None of us know more than a percent of a percent of anything anyway, no matter how we learn it (or how many websites we hit). We tend to reject or forget facts we find inconvenient---climate change data, for example. The choose-your-own adventure nature of social media storytelling is a challenge for environmentalists, who have the facts on their side and few other resources. Like other media educators, their response to new media and hyper-abundant accessible information has been to join the avalanche, pumping out blogs and tweets and Facebook petitions, sometimes to great effect. Whether we read and learn more about the environment as a result remains to be determined.

But a few innovative greens have re-imagined education through online media. One of my favourite examples is Silver Donald Cameron, who did very well for himself as a writer for several decades before realizing print was for chumps. "It was the shrinkage of large general-interest print publications that paid enough to make a living" that drove him out. "The [media] owners are consolidated and the audience is fragmented, making it impossible to recycle material."A writer used to be able to sell multiple versions of the same concept to several publications, but the internet and its perpetual archive, coupled with publishers demanding perpetual rights, have made that untenable.

Cameron, who started covering environmental issues in the 1960s, decided to go direct to his audience, creating thegreeninterview.com, which features hour-long discussions with the world's leading environmental thinkers. The format embraces the technology while bucking its inherent bias for brevity. "I call it the anti-soundbyte," he says. "We don't do much production and it's not visually oriented; people watch while cooking or painting and they can glance up from time to time for context."

click to enlarge Matthew Morgan

The model has worked. Cameron just signed a deal that will make the videos available in 15,000 libraries around the world, and this Friday he will become one of the first TEDxNovaScotia speakers. (For event details, see page 26.) The TED concept mirrors that of Cameron's video website: gather the leading thinkers and invite them to dazzle audiences with punchy, entertaining talks that will become available online for the world to see. The main difference is that TED talks are, like most messages in the schizo-virtual age, short: 18 minutes. Seventeen speakers (including professional entertainers Jenn Grant, Ben Caplan and Shakespeare by the Sea) will take stages at NSCC Waterfront and Acadia University, addressing the loose theme of designing your life within your community. With that theme it's no surprise that the Dartmouth event also features Sean Gallagher (owner of Local Source) and Camelia Freiberg (co-founder of the Pollination Project).

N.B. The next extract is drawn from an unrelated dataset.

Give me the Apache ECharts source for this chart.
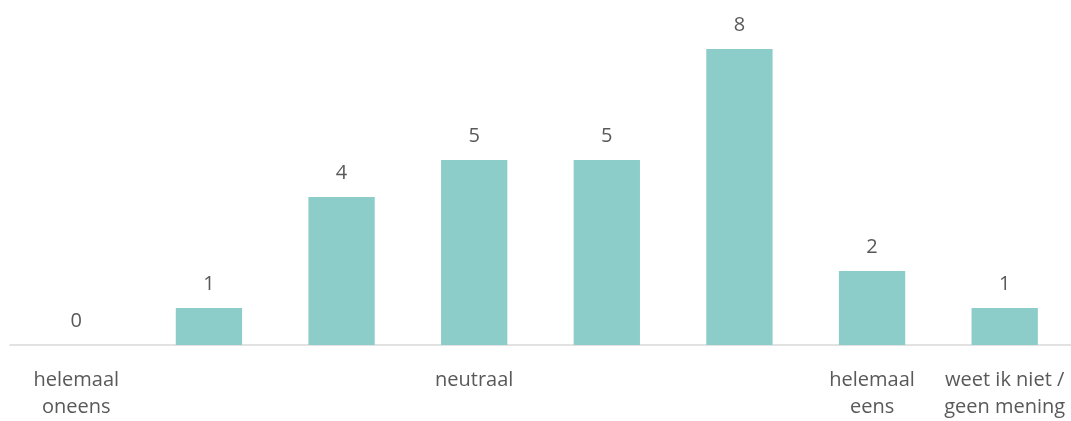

For Cameron, the event is a chance to educate and do the essential work of promoting his website and himself as a speaker. I share his story here because it contains valuable lessons for the environmental movement: embrace the new, especially when it reinforces the traditions that sustain us. "Farley Mowat calls himself not a writer but a saga man," he says, "a Norse storyteller. Whatever the medium these are the same stories of love, hope, lust and luxury."

Whether the stories hit us in hyperlinks, jump-cut video or around the fireplace, they are, as novelist Leslie Marmon Silko wrote, "all we have to fight off illness and death."

  • In an age of internet-induced information overload, stories are still everything.